By calling us together each year, the teach-in helps us respond to the challenge from Fr. General Peter-Hans Kolvenbach, SJ to “let the gritty reality of this world into our lives, so we can learn to feel it, think about it critically, respond to its suffering, and engage it constructively” – something the Salvadoran martyrs did so well.

The gatherings are not without critics, and for some are quixotic relics of the activism of the 1960s; for others, they represent an unwise and unpatriotic attack on the military in a time of war; and for still others, they neglect the complexities of the political scene today. The expansion of the teach-in to embrace more global justice issues blunts much of that criticism.

While there are other training sites around the world doing essentially the same thing, the SOA (now renamed the Western Hemisphere Institute for Security Cooperation) continues to be an important focus for a number of reasons.
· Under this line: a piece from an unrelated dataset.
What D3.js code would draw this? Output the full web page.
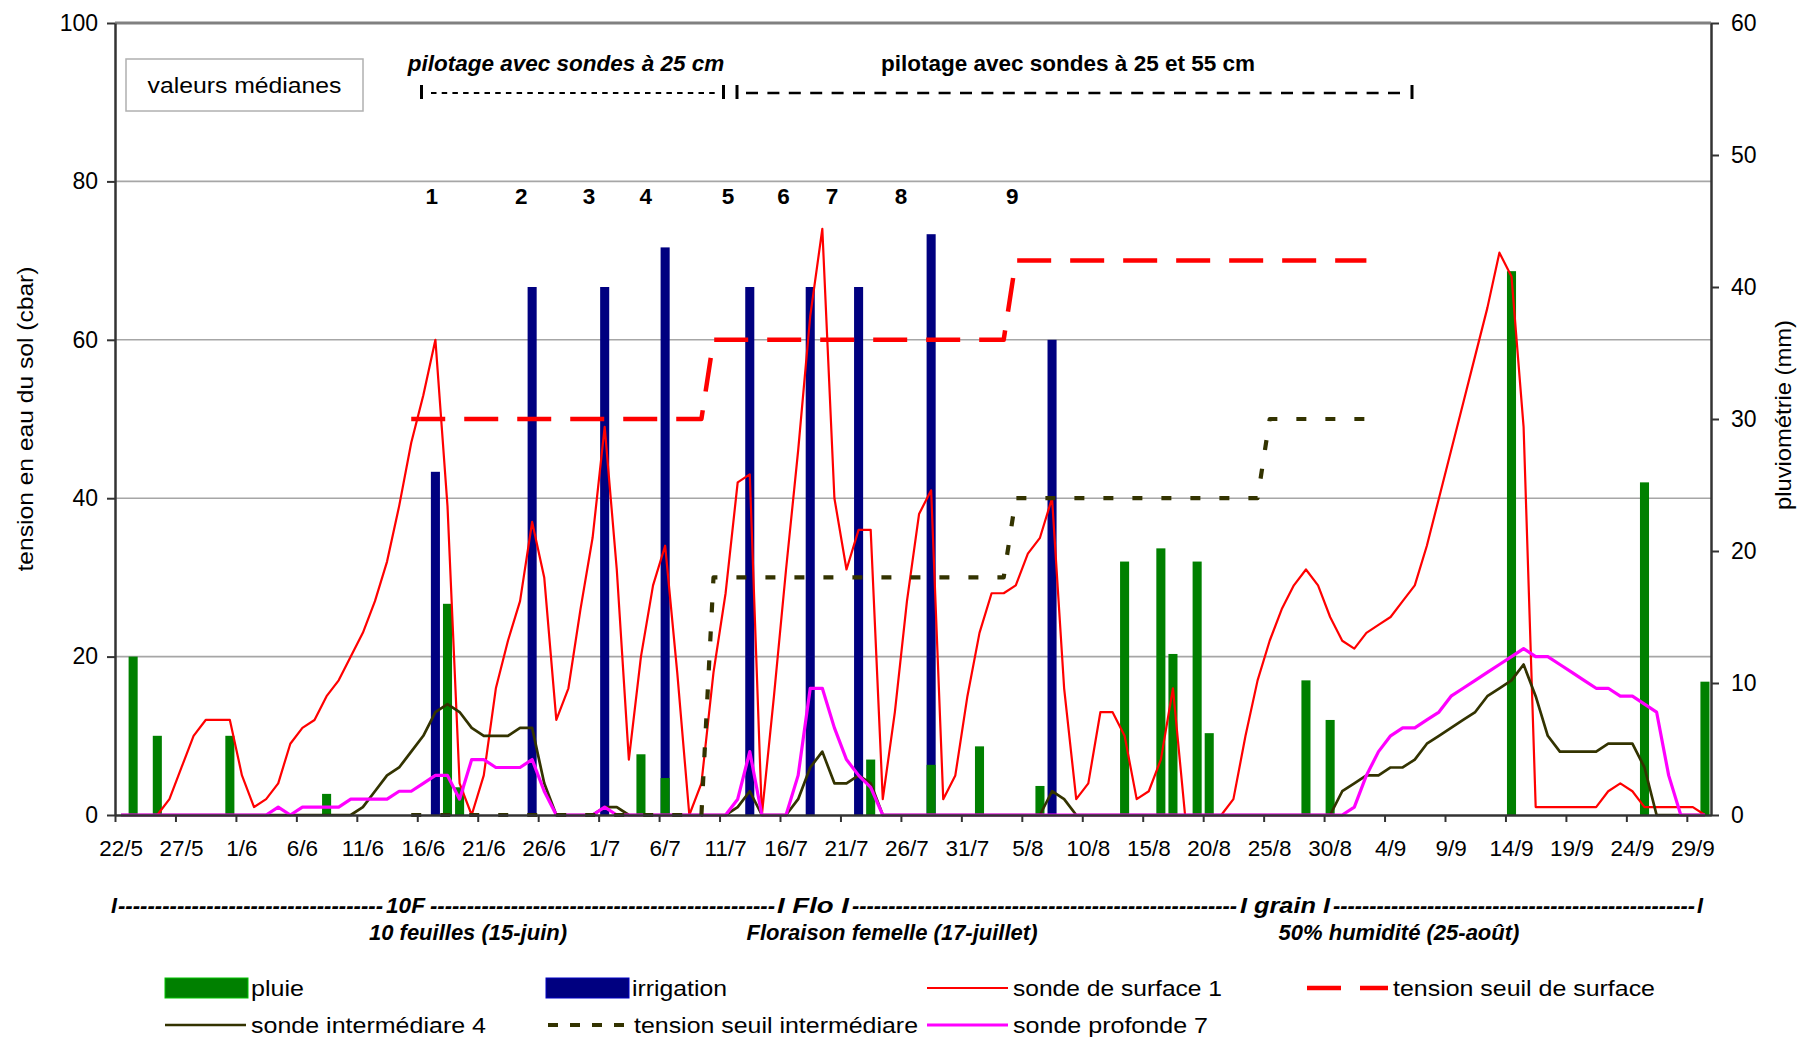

The tragic history of the training center epitomizes what is often wrong with all such sites: an excessive emphasis on simplistic military solutions to complex social issues; ongoing impunity and refusing to admit past wrongs; the justification of torture; and identification with some of the worst violators of human rights in this hemisphere.

Sadly, the largest number of trainees at the center today comes from Colombia, where too many of the tragedies we saw in El Salvador are now being repeated and the poor and powerless again bear the brunt of the struggle. Thus the teach-in is also important to me as an expression of solidarity with our sisters and brothers in Latin America who have suffered at the hands of so many soldiers for so many years.

While our white tent can’t be any larger because trees have been planted to prevent expansion, members of the Ignatian family who have gathered over the years for liturgy each Saturday night of the teach-in weekend (and numbered 4,000 strong in 2004) have become catalysts for something even larger. They helped spawn the Ignatian Solidarity Network, the purpose of which is to facilitate and enhance the effectiveness of existing social justice and advocacy work.

The Ignatian Solidarity Network now organizes the annual teach-in and is helping to realize Bob Holstein’s dream of expanding the tent to embrace more and more people in the pursuit of peace and justice. The network’s mission might best be described by Margaret Swedish and Marie Dennis in their new book, Like Grains of Wheat: The Spirituality of Solidarity.

They write of solidarity communities as having “something positive to offer, a different way of being, a model for overcoming prejudices and historical animosities. It is a model that involves stepping over the chasms of rage and hatred to build relationships with people across those chasms – the historically privileged, educated, and powerful on the one hand and the historically marginalized, oppressed and exploited on the other.”

Indeed, the Ignatian Solidarity Network keeps alive the symbol of the tent as the place where members of the Ignatian family gather to live, to be strengthened, and to celebrate a faith that seeks to do justice.

Fr. Charles L. Currie, SJ is president of the Association of Jesuit Colleges and Universities.